Entretanto, como revelou pelo Facebook, Zelenskyy admitiu em conversa com o homólogo bielorrusso Lukashenko um encontro entre delegações ucranianas e russas na zona fronteiriça do rio Pripyat, mas "sem condições prévias", como exige o Kremlin.
"Lukashenko assumiu a responsabilidade de durante o encontro os aviões, helicópteros e mísseis colocados na Bielorrússia se mantenham no solo", acrescentou o Presidente da Ucrânia.
Zelensky apelou inclusive aos cidadãos estrangeiros na Ucrânia a pegar nas armas e a juntarem-se à resistência contra a invasão russa. Pelo menos um português, Alexandre Pinto, atualmente em Poltava, já confessou à Rússia que ir pegar em armas e juntar-se ao que chamou de "tropas civis" ucranianas.

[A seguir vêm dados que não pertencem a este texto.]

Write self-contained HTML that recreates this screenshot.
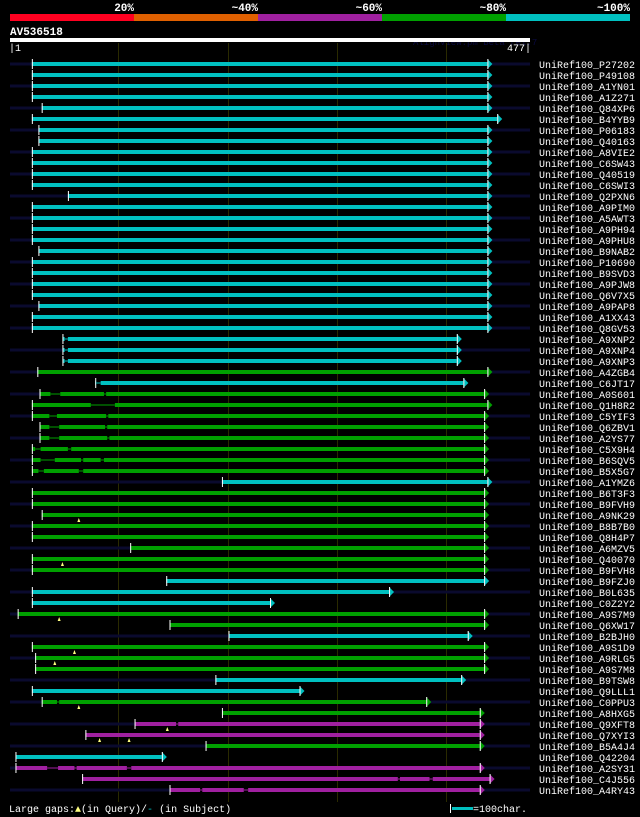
<!DOCTYPE html>
<html><head><meta charset="utf-8"><style>
html,body{margin:0;padding:0;background:#000;width:640px;height:817px;overflow:hidden}
svg{display:block}
text{font-family:"Liberation Mono","DejaVu Sans Mono",monospace}
</style></head><body>
<svg id="chart" width="640" height="817" viewBox="0 0 640 817" xmlns="http://www.w3.org/2000/svg">
  <g>
    <rect x="10" y="14" width="124" height="7" fill="#ff0020"/>
    <rect x="134" y="14" width="124" height="7" fill="#e06000"/>
    <rect x="258" y="14" width="124" height="7" fill="#a020a0"/>
    <rect x="382" y="14" width="124" height="7" fill="#00a000"/>
    <rect x="506" y="14" width="124" height="7" fill="#00c0c0"/>
    <g fill="#fff" font-size="11" font-weight="bold" text-anchor="end">
      <text x="134" y="11">20%</text>
      <text x="258" y="11">~40%</text>
      <text x="382" y="11">~60%</text>
      <text x="506" y="11">~80%</text>
      <text x="630" y="11">~100%</text>
    </g>
  </g>
  <text x="10" y="35" fill="#fff" font-size="11" font-weight="bold">AV536518</text>
  <text x="413" y="45" fill="#0a0a40" font-size="9">AlignView.pm Beta rel.7</text>
  <rect x="10" y="38" width="520" height="4" fill="#fff"/>
  <text x="9" y="51" fill="#fff" font-size="10">|1</text>
  <text x="531" y="51" fill="#fff" font-size="10" text-anchor="end">477|</text>
  <g id="grid"></g>
  <g id="rows"></g>
  <g font-size="10" fill="#fff">
    <text x="9" y="812">Large gaps:<tspan fill="#ffff80">▲</tspan>(in Query)/<tspan fill="#00c0c0">-</tspan> (in Subject)</text>
    <rect x="452" y="807" width="21" height="3" fill="#00c0c0"/>
    <rect x="450" y="804" width="1" height="9" fill="#fff"/>
    <text x="473" y="812">=100char.</text>
  </g>
</svg>
<script>
const names=["P27202","P49108","A1YN01","A1Z271","Q84XP6","B4YYB9","P06183","Q40163","A8VIE2","C6SW43","Q40519","C6SWI3","Q2PXN6","A9PIM0","A5AWT3","A9PH94","A9PHU8","B9NAB2","P10690","B9SVD3","A9PJW8","Q6V7X5","A9PAP8","A1XX43","Q8GV53","A9XNP2","A9XNP4","A9XNP3","A4ZGB4","C6JT17","A0S601","Q1H8R2","C5YIF3","Q6ZBV1","A2YS77","C5X9H4","B6SQV5","B5X5G7","A1YMZ6","B6T3F3","B9FVH9","A9NK29","B8B7B0","Q8H4P7","A6MZV5","Q40070","B9FVH8","B9FZJ0","B0L635","C0Z2Y2","A9S7M9","Q6XW17","B2BJH0","A9S1D9","A9RLG5","A9S7M8","B9TSW8","Q9LLL1","C0PPU3","A8HXG5","Q9XFT8","Q7XYI3","B5A4J4","Q42204","A2SY31","C4J556","A4RY43"];
const starts=[21,21,21,21,30,21,27,27,21,21,21,21,54,21,21,21,21,27,21,21,21,21,27,21,21,49,49,49,26,79,28,21,21,28,28,21,21,21,195,21,21,30,21,21,111,21,21,144,21,21,8,147,201,21,24,24,189,21,30,195,115,70,180,6,6,67,147];
const ends=[438,438,438,438,438,447,438,438,438,438,438,438,438,438,438,438,438,438,438,438,438,438,438,438,438,410,410,410,438,416,435,438,435,435,435,435,435,435,438,435,435,435,435,435,435,435,435,435,348,239,435,435,420,435,435,435,414,266,382,431,431,431,431,140,431,440,431];
// identity class: 0 red,1 orange,2 purple,3 green,4 cyan
const classes=[4,4,4,4,4,4,4,4,4,4,4,4,4,4,4,4,4,4,4,4,4,4,4,4,4,4,4,4,3,4,3,3,3,3,3,3,3,3,4,3,3,3,3,3,3,3,3,4,4,4,3,3,4,3,3,3,4,4,3,3,2,2,3,4,2,2,2];
// subject gaps as [row, fromPos, toPos]
const gaps=[[25,51,54],[26,51,54],[27,51,54],[29,80,84],[30,38,47],[30,87,89],[31,75,97],[32,37,44],[32,89,91],[33,37,46],[33,88,90],[34,37,46],[34,90,92],[35,24,29],[35,54,57],[36,29,42],[36,66,68],[36,84,87],[37,27,32],[37,64,68],[58,44,46],[60,153,155],[64,35,45],[64,60,62],[64,108,112],[65,356,358],[65,385,388],[66,175,177],[66,215,219]];
// query gap markers [row, pos]
const qmarks=[[41,64],[45,49],[50,46],[53,60],[54,42],[58,64],[60,145],[61,83],[61,110]];
const gridPos=[100,201,300,400];
const colors=["#ff0020","#e06000","#a020a0","#00a000","#00c0c0"];
const NS="http://www.w3.org/2000/svg";
const X=p=>10+(p-1)*520/476;
const Y=i=>64+i*11;
function mk(tag,at,parent){const e=document.createElementNS(NS,tag);for(const k in at)e.setAttribute(k,at[k]);parent.appendChild(e);return e;}
const grid=document.getElementById('grid');
gridPos.forEach(p=>{const l=mk('rect',{x:Math.round(X(p)),y:43,width:1,height:759,fill:'#2a2a00'},grid);

});
const rows=document.getElementById('rows');
names.forEach((n,i)=>{
  const g=mk('g',{},rows);
  
  
  const y=Y(i);
  if(i%2===0){mk('rect',{x:10,y:y-1.5,width:520,height:3,fill:'#0a0a2e'},g);}
  const c=colors[classes[i]];
  const x1=X(starts[i]),x2=X(ends[i]);
  const bar=mk('rect',{x:x1,y:y-2,width:x2-x1,height:4,fill:c},g);
  
  
  mk('polygon',{points:`${x2},${y-5} ${x2+5},${y} ${x2},${y+5}`,fill:c},g);
  mk('rect',{x:x1,y:y-5,width:1,height:10,fill:'#fff'},g);
  mk('rect',{x:x2,y:y-5,width:1,height:10,fill:'#fff'},g);
  const t=mk('text',{x:539,y:y+4,fill:'#fff','font-size':'10'},g);
  t.textContent='UniRef100_'+n;
  
  
});
gaps.forEach(([r,a,b])=>{const y=Y(r);const g=rows.children[r];
  mk('rect',{x:X(a),y:y-2,width:X(b)-X(a),height:4,fill:'#000'},g);
  mk('rect',{x:X(a),y:y-0.5,width:X(b)-X(a),height:1,fill:colors[classes[r]]},g);});
qmarks.forEach(([r,p])=>{const y=Y(r);const g=rows.children[r];
  const m=mk('polygon',{points:`${X(p)-1.5},${y+7} ${X(p)},${y+3} ${X(p)+1.5},${y+7}`,fill:'#ffff80'},g);
  
  });
</script>
</body></html>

O Presidente ucraniano acusa a Rússia de estar a bombardear áreas residenciais, nomeadamente em Kiev, e prometeu manter a luta "tanto quanto possível para libertar o país".
"A noite passada foi brutal na Ucrânia. De novo, houve tiroteios, bombardeamentos de áreas residenciais e infraestruturas civis. Hoje, não existe nada no país que os agressores não considerem como um alvo. Combatem contra todos. Combatem contra tudo que mexe, contra infantários, contra edifícios residenciais e até contra ambulâncias", denunciou Zelenskyy.
Em Moscovo, há russos a prestar tributo este domingo de manhã a Boris Nemtsov, um conhecido opositor de Vladimir Putin que foi assassinado a 27 de fevereiro de 2015 numa ponte perto do Kremlin.
"Boris estaria em choque com esta guerra. Sentimos muita a falta dele", afirmou Tatyana Golika, citada pelo jornal Guardian,uma das pessoas que depositou flores no local onde foi assassinado Nemtsov.
O balanço de vítimas e deslocados
A Agência da ONU para os Refugiados estima haver já mais de 368 mil deslocados devido à invasão russa na Ucrânia e esse número continua a aumentar, sublinha o organismo, citando as autoridades nacionais implicadas no êxodo.
O porta-voz da agência, Chris Melzer, está a enviar relatos da fronteira polaca e, na noite de sábado, adiantava haver uma espera de 40 horas na fuga à guerra, numa noite com temperaturas de menos dois graus centígrados, estimando terem entrado na Polónia entre as 07h da manhã locais e as 22 horas mais de 45 mil deslocados oriundos da Ucrânia.
A ministra adjunta da Defesa da Ucrânia, Hanna Malyar, afirmou este domingo que a Rússia já ter perdido cerca de 4.300 soldados nesta invasão da Ucrânia, mais de 140 tanques, 27 aviões e 26 helicópteros. Um balanço que requer ainda confirmação imparcial.